[Records with drawing code]
_ _ _ _ _ _ _

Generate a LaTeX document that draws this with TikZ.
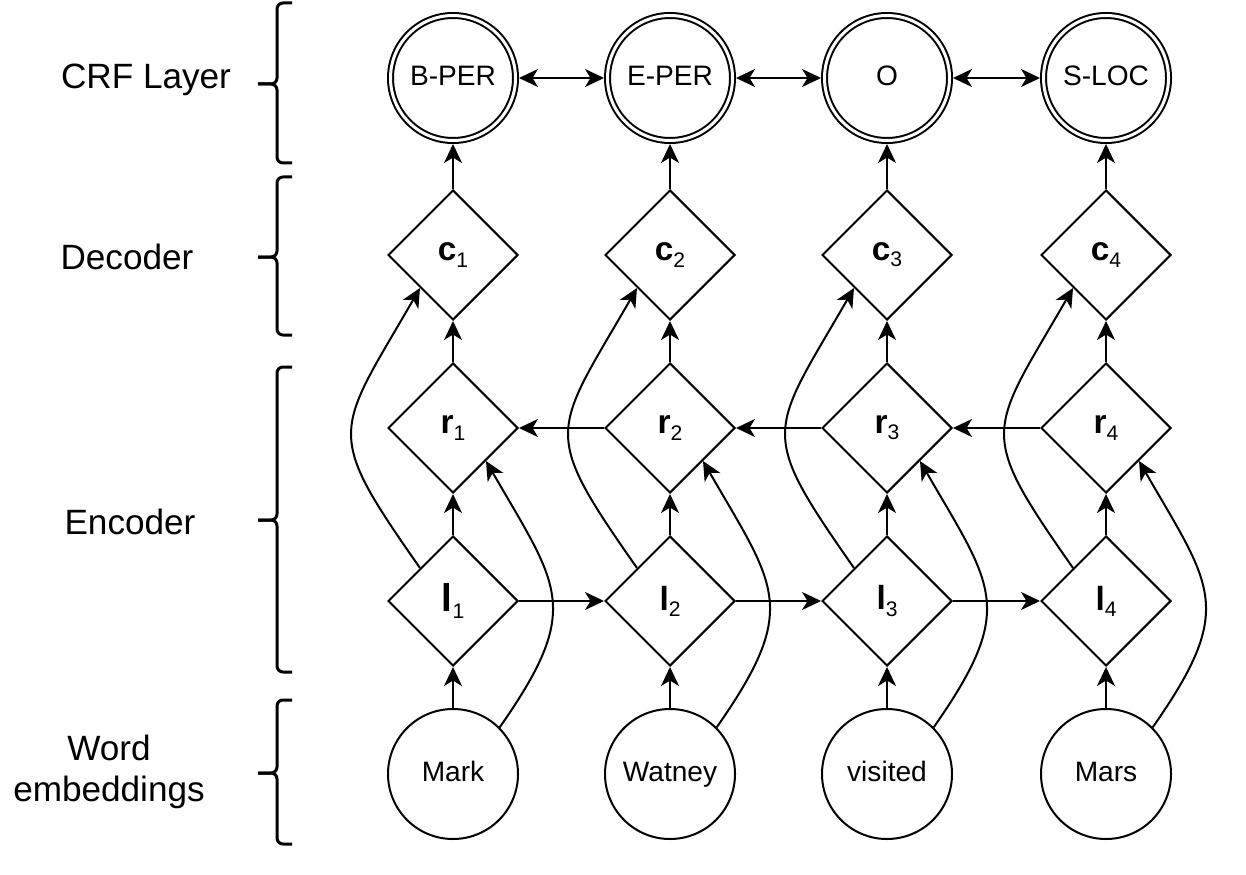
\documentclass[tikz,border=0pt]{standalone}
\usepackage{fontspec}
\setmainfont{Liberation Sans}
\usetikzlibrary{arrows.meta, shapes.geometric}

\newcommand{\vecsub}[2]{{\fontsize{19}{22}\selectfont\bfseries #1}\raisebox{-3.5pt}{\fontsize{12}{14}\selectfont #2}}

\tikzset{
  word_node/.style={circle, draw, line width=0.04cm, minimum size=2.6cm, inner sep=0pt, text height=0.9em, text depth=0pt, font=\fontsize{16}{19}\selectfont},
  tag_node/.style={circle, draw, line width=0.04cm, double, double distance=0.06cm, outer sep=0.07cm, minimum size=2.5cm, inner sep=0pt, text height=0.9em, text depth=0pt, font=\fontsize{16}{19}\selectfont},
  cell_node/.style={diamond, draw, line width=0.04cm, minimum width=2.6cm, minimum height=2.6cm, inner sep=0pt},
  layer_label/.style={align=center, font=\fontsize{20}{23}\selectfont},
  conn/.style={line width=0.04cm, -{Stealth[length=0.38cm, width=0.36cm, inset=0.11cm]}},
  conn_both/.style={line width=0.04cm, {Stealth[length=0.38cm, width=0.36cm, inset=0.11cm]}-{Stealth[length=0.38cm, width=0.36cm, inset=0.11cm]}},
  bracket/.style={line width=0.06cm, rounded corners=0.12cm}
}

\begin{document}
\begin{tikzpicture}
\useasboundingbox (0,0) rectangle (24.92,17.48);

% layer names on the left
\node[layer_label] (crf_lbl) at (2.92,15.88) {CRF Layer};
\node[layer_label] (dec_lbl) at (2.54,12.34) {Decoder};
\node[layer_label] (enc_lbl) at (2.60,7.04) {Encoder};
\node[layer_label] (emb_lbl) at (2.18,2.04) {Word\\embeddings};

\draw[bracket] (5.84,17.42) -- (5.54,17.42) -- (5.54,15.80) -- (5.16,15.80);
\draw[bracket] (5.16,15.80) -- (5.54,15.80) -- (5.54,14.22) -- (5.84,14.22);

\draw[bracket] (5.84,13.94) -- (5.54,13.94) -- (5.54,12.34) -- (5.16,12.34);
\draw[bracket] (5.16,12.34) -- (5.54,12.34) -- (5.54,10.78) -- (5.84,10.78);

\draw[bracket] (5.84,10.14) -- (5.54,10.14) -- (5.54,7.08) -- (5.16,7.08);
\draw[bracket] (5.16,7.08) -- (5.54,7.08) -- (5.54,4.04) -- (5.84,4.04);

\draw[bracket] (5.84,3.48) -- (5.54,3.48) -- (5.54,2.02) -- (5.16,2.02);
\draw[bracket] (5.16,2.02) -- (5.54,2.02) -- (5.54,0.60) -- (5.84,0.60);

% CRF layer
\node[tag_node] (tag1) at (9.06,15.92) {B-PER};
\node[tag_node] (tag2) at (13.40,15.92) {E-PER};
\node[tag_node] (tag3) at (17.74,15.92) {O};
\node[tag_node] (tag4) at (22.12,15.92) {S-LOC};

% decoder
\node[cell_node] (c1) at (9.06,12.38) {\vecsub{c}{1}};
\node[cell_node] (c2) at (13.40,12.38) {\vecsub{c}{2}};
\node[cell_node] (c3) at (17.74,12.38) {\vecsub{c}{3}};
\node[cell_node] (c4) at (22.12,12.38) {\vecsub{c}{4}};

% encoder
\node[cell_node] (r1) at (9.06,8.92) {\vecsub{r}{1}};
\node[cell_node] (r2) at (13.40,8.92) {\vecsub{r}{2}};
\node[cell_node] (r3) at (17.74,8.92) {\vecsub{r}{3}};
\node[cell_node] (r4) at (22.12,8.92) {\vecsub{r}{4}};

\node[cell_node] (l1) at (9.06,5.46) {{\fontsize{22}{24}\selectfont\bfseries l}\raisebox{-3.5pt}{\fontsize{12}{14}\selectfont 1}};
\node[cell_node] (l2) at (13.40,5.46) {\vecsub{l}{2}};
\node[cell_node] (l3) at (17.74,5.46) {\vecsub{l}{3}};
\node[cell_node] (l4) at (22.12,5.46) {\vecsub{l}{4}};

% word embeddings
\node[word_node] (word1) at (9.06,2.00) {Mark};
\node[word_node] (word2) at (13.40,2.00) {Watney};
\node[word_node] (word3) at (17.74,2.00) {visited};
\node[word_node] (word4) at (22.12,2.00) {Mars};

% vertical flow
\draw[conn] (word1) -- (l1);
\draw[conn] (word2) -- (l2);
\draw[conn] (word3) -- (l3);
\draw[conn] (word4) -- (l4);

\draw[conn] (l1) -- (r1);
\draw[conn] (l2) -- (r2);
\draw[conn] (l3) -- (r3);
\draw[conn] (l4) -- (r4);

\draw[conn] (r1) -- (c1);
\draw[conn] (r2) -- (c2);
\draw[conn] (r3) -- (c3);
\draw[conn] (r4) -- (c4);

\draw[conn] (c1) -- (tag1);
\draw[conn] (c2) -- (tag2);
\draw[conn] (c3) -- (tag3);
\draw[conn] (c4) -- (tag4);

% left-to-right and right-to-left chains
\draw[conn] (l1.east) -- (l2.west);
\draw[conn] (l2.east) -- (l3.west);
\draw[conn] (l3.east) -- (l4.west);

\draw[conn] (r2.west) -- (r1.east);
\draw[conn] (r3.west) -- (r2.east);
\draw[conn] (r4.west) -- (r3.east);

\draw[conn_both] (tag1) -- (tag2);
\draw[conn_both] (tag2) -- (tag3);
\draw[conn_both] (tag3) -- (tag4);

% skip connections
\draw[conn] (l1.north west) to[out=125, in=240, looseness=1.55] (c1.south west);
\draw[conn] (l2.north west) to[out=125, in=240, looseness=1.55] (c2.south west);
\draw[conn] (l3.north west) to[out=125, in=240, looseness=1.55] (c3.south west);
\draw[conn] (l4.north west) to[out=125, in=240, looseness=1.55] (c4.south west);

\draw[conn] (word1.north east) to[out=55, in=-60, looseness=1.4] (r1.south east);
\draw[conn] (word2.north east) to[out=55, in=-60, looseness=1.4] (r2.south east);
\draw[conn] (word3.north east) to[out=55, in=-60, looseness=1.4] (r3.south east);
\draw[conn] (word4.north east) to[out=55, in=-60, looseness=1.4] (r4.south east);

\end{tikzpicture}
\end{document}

_ _ _ _ _ _ _

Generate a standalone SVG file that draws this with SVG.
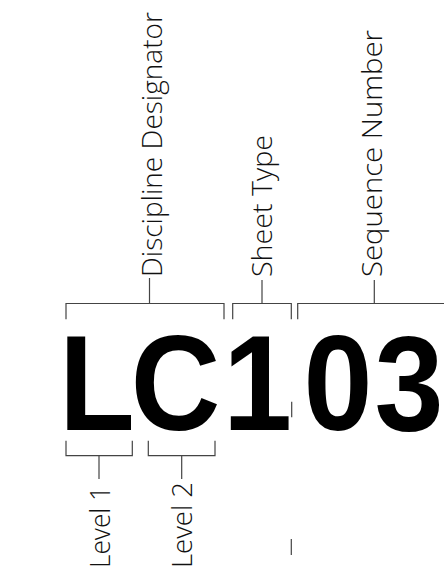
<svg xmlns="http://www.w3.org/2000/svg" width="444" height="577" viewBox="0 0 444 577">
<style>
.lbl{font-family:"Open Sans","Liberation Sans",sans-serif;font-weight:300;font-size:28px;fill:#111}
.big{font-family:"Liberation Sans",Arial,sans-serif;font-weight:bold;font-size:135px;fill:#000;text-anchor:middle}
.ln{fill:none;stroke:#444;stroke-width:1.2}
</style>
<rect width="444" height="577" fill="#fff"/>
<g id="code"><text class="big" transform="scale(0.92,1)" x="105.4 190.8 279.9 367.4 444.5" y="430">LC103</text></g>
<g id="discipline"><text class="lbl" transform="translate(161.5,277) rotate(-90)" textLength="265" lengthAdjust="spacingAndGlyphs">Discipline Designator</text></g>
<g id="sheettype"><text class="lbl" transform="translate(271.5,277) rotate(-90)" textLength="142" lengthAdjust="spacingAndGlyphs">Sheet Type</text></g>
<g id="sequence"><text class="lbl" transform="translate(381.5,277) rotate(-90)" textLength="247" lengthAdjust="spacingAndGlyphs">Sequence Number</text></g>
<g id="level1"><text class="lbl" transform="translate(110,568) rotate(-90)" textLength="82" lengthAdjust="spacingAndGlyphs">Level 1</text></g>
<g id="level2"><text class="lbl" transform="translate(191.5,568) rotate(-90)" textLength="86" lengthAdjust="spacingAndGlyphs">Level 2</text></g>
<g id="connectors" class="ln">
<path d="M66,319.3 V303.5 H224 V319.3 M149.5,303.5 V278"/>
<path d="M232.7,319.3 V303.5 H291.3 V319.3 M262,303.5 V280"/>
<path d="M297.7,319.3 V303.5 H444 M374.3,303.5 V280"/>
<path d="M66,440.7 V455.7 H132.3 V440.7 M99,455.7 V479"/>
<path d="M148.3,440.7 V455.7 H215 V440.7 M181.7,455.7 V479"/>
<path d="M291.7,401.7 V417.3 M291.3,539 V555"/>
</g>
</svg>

_ _ _ _ _ _ _

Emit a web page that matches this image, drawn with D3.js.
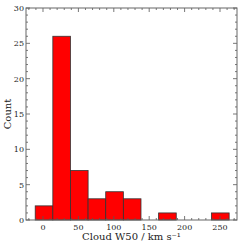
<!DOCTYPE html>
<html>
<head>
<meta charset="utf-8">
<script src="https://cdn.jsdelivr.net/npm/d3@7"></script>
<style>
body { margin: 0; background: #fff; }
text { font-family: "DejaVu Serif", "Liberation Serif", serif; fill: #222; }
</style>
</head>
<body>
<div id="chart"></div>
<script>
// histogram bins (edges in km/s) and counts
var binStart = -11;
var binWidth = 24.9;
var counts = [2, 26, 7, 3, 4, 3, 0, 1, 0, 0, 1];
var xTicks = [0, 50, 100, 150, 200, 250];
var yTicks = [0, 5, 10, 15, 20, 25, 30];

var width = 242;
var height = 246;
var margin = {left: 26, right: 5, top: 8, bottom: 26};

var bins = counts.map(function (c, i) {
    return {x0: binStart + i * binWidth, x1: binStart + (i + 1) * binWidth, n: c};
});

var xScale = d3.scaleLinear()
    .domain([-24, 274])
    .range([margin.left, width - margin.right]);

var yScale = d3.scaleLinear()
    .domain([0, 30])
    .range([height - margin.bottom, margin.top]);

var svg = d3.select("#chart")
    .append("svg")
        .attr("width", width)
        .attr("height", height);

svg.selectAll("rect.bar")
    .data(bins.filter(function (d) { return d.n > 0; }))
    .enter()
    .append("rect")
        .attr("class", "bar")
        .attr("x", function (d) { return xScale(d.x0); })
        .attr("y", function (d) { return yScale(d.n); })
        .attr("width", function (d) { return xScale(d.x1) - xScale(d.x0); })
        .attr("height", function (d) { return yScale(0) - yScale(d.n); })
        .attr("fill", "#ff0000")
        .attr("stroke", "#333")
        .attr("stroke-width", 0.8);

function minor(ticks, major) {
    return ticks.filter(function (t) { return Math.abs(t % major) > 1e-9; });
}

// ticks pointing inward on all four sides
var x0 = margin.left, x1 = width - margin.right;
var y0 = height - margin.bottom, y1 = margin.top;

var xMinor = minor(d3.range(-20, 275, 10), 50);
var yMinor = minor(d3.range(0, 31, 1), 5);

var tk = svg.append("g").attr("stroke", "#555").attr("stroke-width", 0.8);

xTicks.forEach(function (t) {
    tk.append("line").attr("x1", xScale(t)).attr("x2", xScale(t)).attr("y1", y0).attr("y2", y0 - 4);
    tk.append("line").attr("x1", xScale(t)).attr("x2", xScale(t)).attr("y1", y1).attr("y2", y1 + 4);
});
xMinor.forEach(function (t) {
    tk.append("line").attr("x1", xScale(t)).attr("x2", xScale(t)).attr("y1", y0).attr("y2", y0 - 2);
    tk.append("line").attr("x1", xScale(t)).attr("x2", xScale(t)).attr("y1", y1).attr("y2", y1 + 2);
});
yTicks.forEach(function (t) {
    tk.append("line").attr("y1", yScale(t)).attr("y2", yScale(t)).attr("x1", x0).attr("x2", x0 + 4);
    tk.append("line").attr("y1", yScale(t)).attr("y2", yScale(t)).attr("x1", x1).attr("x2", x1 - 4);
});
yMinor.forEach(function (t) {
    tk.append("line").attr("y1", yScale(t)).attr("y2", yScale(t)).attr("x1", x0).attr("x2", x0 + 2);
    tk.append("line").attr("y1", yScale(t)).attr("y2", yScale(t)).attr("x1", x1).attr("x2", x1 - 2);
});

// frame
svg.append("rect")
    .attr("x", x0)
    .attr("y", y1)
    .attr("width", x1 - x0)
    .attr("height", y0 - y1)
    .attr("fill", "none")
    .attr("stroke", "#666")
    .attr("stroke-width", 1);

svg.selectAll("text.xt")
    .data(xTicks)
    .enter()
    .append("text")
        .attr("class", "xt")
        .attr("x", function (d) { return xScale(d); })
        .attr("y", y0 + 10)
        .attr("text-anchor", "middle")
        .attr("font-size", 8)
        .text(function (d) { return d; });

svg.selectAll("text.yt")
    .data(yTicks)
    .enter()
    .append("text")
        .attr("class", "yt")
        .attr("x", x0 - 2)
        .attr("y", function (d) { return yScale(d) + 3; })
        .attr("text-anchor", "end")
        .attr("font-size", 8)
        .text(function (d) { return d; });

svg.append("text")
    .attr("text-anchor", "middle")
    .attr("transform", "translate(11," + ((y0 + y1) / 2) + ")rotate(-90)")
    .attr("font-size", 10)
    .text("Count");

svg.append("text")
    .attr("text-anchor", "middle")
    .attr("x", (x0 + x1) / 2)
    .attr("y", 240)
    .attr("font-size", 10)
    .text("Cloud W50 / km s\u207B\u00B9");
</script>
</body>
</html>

_ _ _ _ _ _ _

# WHAT NEEDS TO BE DONE
Repeat only the lines from the one with "Emit a web page" down to the one with "var yTicks = [0, 5, 10, 15, 20, 25, 30];", word for word and both included, and leave the pictures out.

# SOLUTION FOR THIS EXERCISE
Emit a web page that matches this image, drawn with D3.js.
<!DOCTYPE html>
<html>
<head>
<meta charset="utf-8">
<script src="https://cdn.jsdelivr.net/npm/d3@7"></script>
<style>
body { margin: 0; background: #fff; }
text { font-family: "DejaVu Serif", "Liberation Serif", serif; fill: #222; }
</style>
</head>
<body>
<div id="chart"></div>
<script>
// histogram bins (edges in km/s) and counts
var binStart = -11;
var binWidth = 24.9;
var counts = [2, 26, 7, 3, 4, 3, 0, 1, 0, 0, 1];
var xTicks = [0, 50, 100, 150, 200, 250];
var yTicks = [0, 5, 10, 15, 20, 25, 30];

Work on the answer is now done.